The phonemic principle and the idea of the double articulation of spoken language are probably historically dependent on the existence of alphabetic writing. Thus, if the continuous and varying stream of behavior has to be notated in writing, there arises a need for an economic set of discrete signs, e.g. letters or other symbols (such as pictures). Therefore, a practical notational system presupposes an analysis in terms of segments of some sort. The next step in the argumentation implies that these segmental units are not only workable units of analysis, they are in fact inherent properties of the subject matter; hence phonologists discovered that there were in fact segments underlying overt behavior.

It would be stupid to deny that the idea of underlying segments has some kind of basis in speech production and perception. First of all, the drive towards categorization applies to the perception of speech as well. For this and other reasons patterns and routines are developed also in speech production, the same motor elements tend to be used in the articulation of all words in the language. There insubstantial evidence for units like syllables, syllabic constituents (onsets, nuclei, offsets), vowels and consonants as units of production; common slips of the tongue (such as) 'spictly streaking' for 'strictly speaking', 'strunction and fucture' for 'structure and function', 'lawn drawn' for 'line drawn' are but one type of evidence. Nevertheless, it is no doubt true that writing and the ability to read and write enhance our experience of speech as being composed of segments. What is at stake here is not the general idea that vowels and consonants are components of speech, but rather the much stronger hypothesis inherent in most phonological theories, i.e. that the phonological structure of a word is just a linear sequence of non-overlapping segments. Fowler formulates the basic point of this "strong segment theory" like this:

"Segments in a planned sequence are discrete in the sense that (abstractly stated), their boundaries are straight lines perpendicular to the time axis, so that the terminus of one segment is the beginning of the next segment".

According to mainstream phonological theory, each segment is a bundle of simultaneous features. Such a segment sequence is a basically spatial (rather than temporal) organization of thing-like phonological units arranged in a before-after sequence analogous to the left-right sequences of conventional orthography and conventional phonetic notation. In an extreme version, this theory excludes the possibility that supra-segmental features and syllable structure are phonologically significant.

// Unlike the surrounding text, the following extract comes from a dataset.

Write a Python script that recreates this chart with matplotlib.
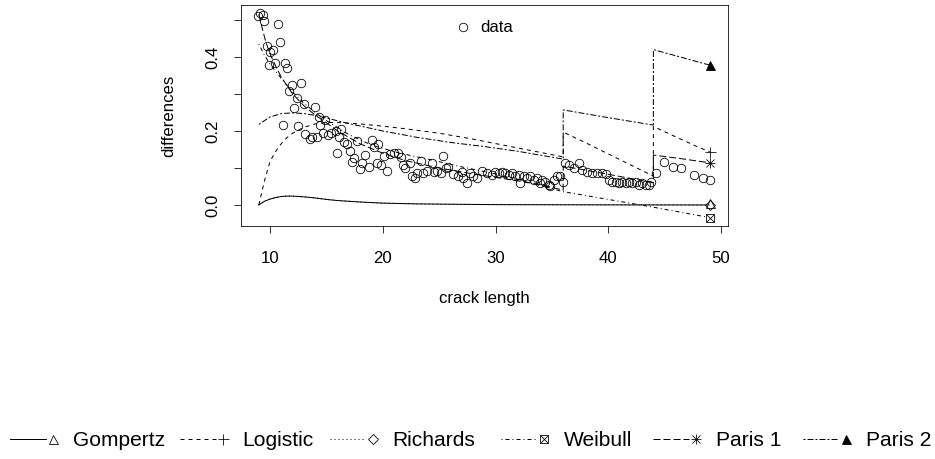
import matplotlib
matplotlib.use('Agg')
import matplotlib.pyplot as plt
from matplotlib.lines import Line2D
from matplotlib.legend_handler import HandlerBase

plt.rcParams['font.family'] = ['Liberation Sans', 'DejaVu Sans']
plt.rcParams['font.size'] = 16.8

# observed differences vs crack length
data_x = [8.9, 9.14, 9.34, 9.49, 9.7, 9.88, 10.0, 10.23, 10.47, 10.74, 10.92, 11.12, 11.33, 11.51,
          11.72, 11.95, 12.1, 12.37, 12.5, 12.7, 12.97, 13.14, 13.5, 13.74, 13.95, 14.15, 14.33,
          14.45, 14.7, 14.9, 15.13, 15.43, 15.81, 15.93, 16.1, 16.32, 16.6, 16.8, 17.1, 17.3, 17.4,
          17.7, 18.0, 18.15, 18.4, 18.78, 19.0, 19.2, 19.44, 19.58, 19.8, 20.09, 20.33, 20.62,
          20.98, 21.37, 21.58, 21.75, 21.96, 22.4, 22.55, 22.85, 23.0, 23.36, 23.6, 23.95, 24.34,
          24.54, 24.84, 25.14, 25.37, 25.61, 25.82, 26.26, 26.7, 27.0, 27.15, 27.5, 27.75, 28.04,
          28.34, 28.8, 29.2, 29.7, 29.97, 30.27, 30.57, 30.86, 31.16, 31.46, 31.75, 32.05, 32.2,
          32.49, 32.8, 33.09, 33.38, 33.68, 33.91, 34.13, 34.42, 34.72, 34.87, 35.16, 35.46, 35.76,
          36.0,
          36.2, 36.5, 36.95, 37.4, 37.7, 38.14, 38.59, 39.03, 39.48, 39.77, 40.06, 40.36, 40.66,
          40.95, 41.25, 41.55, 41.84, 42.14, 42.44, 42.73, 43.03, 43.33, 43.6, 43.8, 44.2,
          44.96, 45.7, 46.45, 47.64, 48.38, 49.06]
data_y = [0.512, 0.518, 0.514, 0.498, 0.43, 0.378, 0.414, 0.419, 0.385, 0.488, 0.441, 0.216, 0.385, 0.371,
          0.309, 0.324, 0.263, 0.288, 0.214, 0.329, 0.273, 0.192, 0.177, 0.185, 0.264, 0.185, 0.237,
          0.216, 0.195, 0.23, 0.189, 0.194, 0.201, 0.141, 0.185, 0.205, 0.171, 0.165, 0.147, 0.117, 0.126,
          0.174, 0.096, 0.113, 0.135, 0.104, 0.176, 0.158, 0.113, 0.165, 0.108, 0.132, 0.092, 0.138,
          0.14, 0.14, 0.131, 0.108, 0.099, 0.113, 0.077, 0.072, 0.086, 0.119, 0.086, 0.093, 0.113,
          0.09, 0.093, 0.087, 0.132, 0.099, 0.104, 0.084, 0.077, 0.09, 0.072, 0.059, 0.086, 0.077,
          0.072, 0.092, 0.086, 0.081, 0.09, 0.086, 0.09, 0.086, 0.081, 0.086, 0.077, 0.081, 0.06,
          0.077, 0.072, 0.077, 0.068, 0.072, 0.06, 0.068, 0.063, 0.054, 0.05, 0.068, 0.077, 0.077,
          0.063,
          0.113, 0.108, 0.099, 0.113, 0.095, 0.09, 0.087, 0.086, 0.086, 0.084, 0.068, 0.063, 0.063,
          0.059, 0.063, 0.059, 0.063, 0.059, 0.063, 0.054, 0.059, 0.054, 0.054, 0.063, 0.087,
          0.117, 0.104, 0.099, 0.081, 0.072, 0.068]

# fitted models (piecewise over the three load blocks where they jump)
gompertz_x = [9, 9.5, 10, 10.5, 11, 11.5, 12, 13, 14, 15, 16, 18, 20, 23, 26, 30, 36, 42, 49]
gompertz_y = [0, 0.01, 0.016, 0.02, 0.023, 0.024, 0.024, 0.022, 0.019, 0.015, 0.012, 0.008, 0.005,
              0.003, 0.002, 0.001, 0.0005, 0.0002, 0.0]

logistic_x = [[9, 9.5, 10, 10.5, 11, 11.5, 12, 13, 14, 15, 16, 18, 20, 22, 25, 28, 31, 34, 36],
              [36, 38, 40, 42, 44],
              [44, 45, 46, 47, 48, 49]]
logistic_y = [[0, 0.065, 0.118, 0.145, 0.166, 0.182, 0.194, 0.21, 0.219, 0.223, 0.223, 0.219, 0.213,
               0.206, 0.194, 0.178, 0.16, 0.142, 0.13],
              [0.197, 0.168, 0.138, 0.108, 0.078],
              [0.212, 0.198, 0.184, 0.17, 0.156, 0.144]]

# Richards sits on top of the Gompertz curve
richards_x = [9, 9.5, 10, 10.5, 11, 11.5, 12, 13, 14, 15, 16, 18, 20, 23, 26, 30, 36, 42, 49]
richards_y = [0, 0.01, 0.016, 0.02, 0.023, 0.024, 0.024, 0.022, 0.019, 0.015, 0.012, 0.008, 0.005,
              0.003, 0.002, 0.001, 0.001, 0.0005, 0.0]

weibull_x = [9, 9.5, 10, 11, 12, 13, 14, 15, 17, 19, 21.5, 24, 27, 30, 33, 36, 40, 44, 49]
weibull_y = [0.435, 0.405, 0.38, 0.342, 0.305, 0.275, 0.25, 0.228, 0.19, 0.162, 0.14, 0.124,
             0.103, 0.084, 0.06, 0.036, 0.015, -0.006, -0.034]

paris1_x = [[9, 9.3, 9.6, 10, 10.5, 11, 12, 13, 14, 15, 16, 18, 20, 22, 25, 28, 31, 34, 36],
            [36, 40, 44],
            [44, 46.5, 49]]
paris1_y = [[0.515, 0.478, 0.443, 0.408, 0.375, 0.345, 0.3, 0.268, 0.243, 0.222, 0.2, 0.165, 0.14,
             0.12, 0.1, 0.084, 0.07, 0.055, 0.04],
            [0.105, 0.083, 0.06],
            [0.135, 0.125, 0.114]]

paris2_x = [[9, 10, 11, 12, 13, 14, 15, 17, 20, 23, 26, 29, 32, 36],
            [36, 40, 44],
            [44, 46.5, 49]]
paris2_y = [[0.218, 0.238, 0.247, 0.249, 0.247, 0.242, 0.235, 0.22, 0.2, 0.183, 0.169, 0.158, 0.145, 0.124],
            [0.257, 0.236, 0.216],
            [0.42, 0.399, 0.378]]

labels = ['Gompertz', 'Logistic', 'Richards', 'Weibull', 'Paris 1', 'Paris 2']

LW = 1.0
dash = {'solid': '-', 'dashed': (0, (4, 4)), 'dotted': (0, (1, 3)),
        'dotdash': (0, (1, 3, 4, 3)), 'longdash': (0, (7, 3)), 'twodash': (0, (2, 2, 6, 2))}
# end symbols, stacked where R's pch is a combination
sym = {'Gompertz': [('^', 9, 'white')],
       'Logistic': [('+', 11, 'none')],
       'Richards': [('D', 7, 'none')],
       'Weibull': [('s', 8, 'white'), ('x', 8, 'none')],
       'Paris 1': [('+', 10, 'none'), ('x', 8, 'none')],
       'Paris 2': [('^', 9, 'k')]}
styles = dict(zip(labels, ['solid', 'dashed', 'dotted', 'dotdash', 'longdash', 'twodash']))

fig = plt.figure(figsize=(935 / 72, 459 / 72), dpi=72)
ax = fig.add_axes([241 / 935, 1 - 226 / 459, (728 - 241) / 935, (226 - 5) / 459])

ax.plot(data_x, data_y, ls='none', marker='o', ms=8.5, mfc='none', mec='k', mew=0.8)


def draw_model(xs, ys, name, shift=0.0):
    # xs/ys either one list or a list of pieces
    if not isinstance(xs[0], list):
        xs, ys = [xs], [ys]
    px, py = [], []
    for a, b in zip(xs, ys):
        px += a
        py += b
    ax.plot(px, py, color='k', lw=LW, ls=dash[styles[name]])
    for m, ms, fc in sym[name]:
        ax.plot(px[-1:], [py[-1] + shift], ls='none', marker=m, ms=ms, mfc=fc, mec='k', mew=0.8)


# R draws its open triangle a little above the point
draw_model(gompertz_x, gompertz_y, 'Gompertz', shift=0.006)
draw_model(richards_x, richards_y, 'Richards')
draw_model(logistic_x, logistic_y, 'Logistic')
draw_model(weibull_x, weibull_y, 'Weibull')
draw_model(paris1_x, paris1_y, 'Paris 1')
draw_model(paris2_x, paris2_y, 'Paris 2')

ax.set_xlim(7.42, 50.62)
ax.set_ylim(-0.0568, 0.5405)
ax.set_xticks([10, 20, 30, 40, 50])
ax.set_yticks([0.0, 0.1, 0.2, 0.3, 0.4, 0.5])
ax.set_yticklabels(['0.0', '', '0.2', '', '0.4', ''], rotation=90, va='center')
ax.tick_params(axis='both', length=7, width=0.8, direction='out')
ax.tick_params(axis='x', pad=18)
ax.tick_params(axis='y', pad=14)
for s in ax.spines.values():
    s.set_linewidth(0.8)

fig.text((241 + 728) / 2 / 935, 1 - 299 / 459, 'crack length', ha='center', va='center')
fig.text(169 / 935, 1 - 115.5 / 459, 'differences', rotation=90, ha='center', va='center')

# inner legend for the data points
h_data = Line2D([], [], ls='none', marker='o', ms=8.5, mfc='none', mec='k', mew=0.8)
ax.legend([h_data], ['data'], loc='center left', bbox_to_anchor=(454.6 / 935, 1 - 28 / 459),
          bbox_transform=fig.transFigure, frameon=False, borderpad=0, borderaxespad=0,
          handlelength=1.0, handletextpad=0.51, numpoints=1, fontsize=16.8)


class LineThenSymbol(HandlerBase):
    # short line, then the model symbol to its right
    def create_artists(self, legend, orig_handle, xdescent, ydescent, width, height, fontsize, trans):
        name = orig_handle
        y = height / 2 - ydescent
        x0 = -xdescent
        arts = [Line2D([x0, x0 + width - 11], [y, y], color='k', lw=LW, ls=dash[styles[name]],
                       transform=trans)]
        for m, ms, fc in sym[name]:
            arts.append(Line2D([x0 + width - 4], [y], ls='none', marker=m, ms=ms, mfc=fc,
                               mec='k', mew=0.8, transform=trans))
        return arts


# bottom legend, one entry per slot as R spaced them
slot_px = [10, 180, 330, 501, 653, 803]
for name, px in zip(labels, slot_px):
    fig.legend([name], [name], handler_map={name: LineThenSymbol()},
               loc='center left', bbox_to_anchor=(px / 935, 1 - 441 / 459), fontsize=21,
               frameon=False, handlelength=47 / 21, handletextpad=0.75,
               borderpad=0, borderaxespad=0)

fig.savefig('out.png', dpi=72)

If the phonologist's view of phonetic structure is influenced by the perspective formed by alphabetic writing, this is true of the layman's thinking about speech to an even greater extent. Aside from the fact that sounds (phonemes) and letters are hopelessly mixed up in the linguistic thinking of most laymen, it is clear that writing distorts our phonetic intuition and make us deaf to certain phonetic realities, notably those which have no counterpart in common orthography.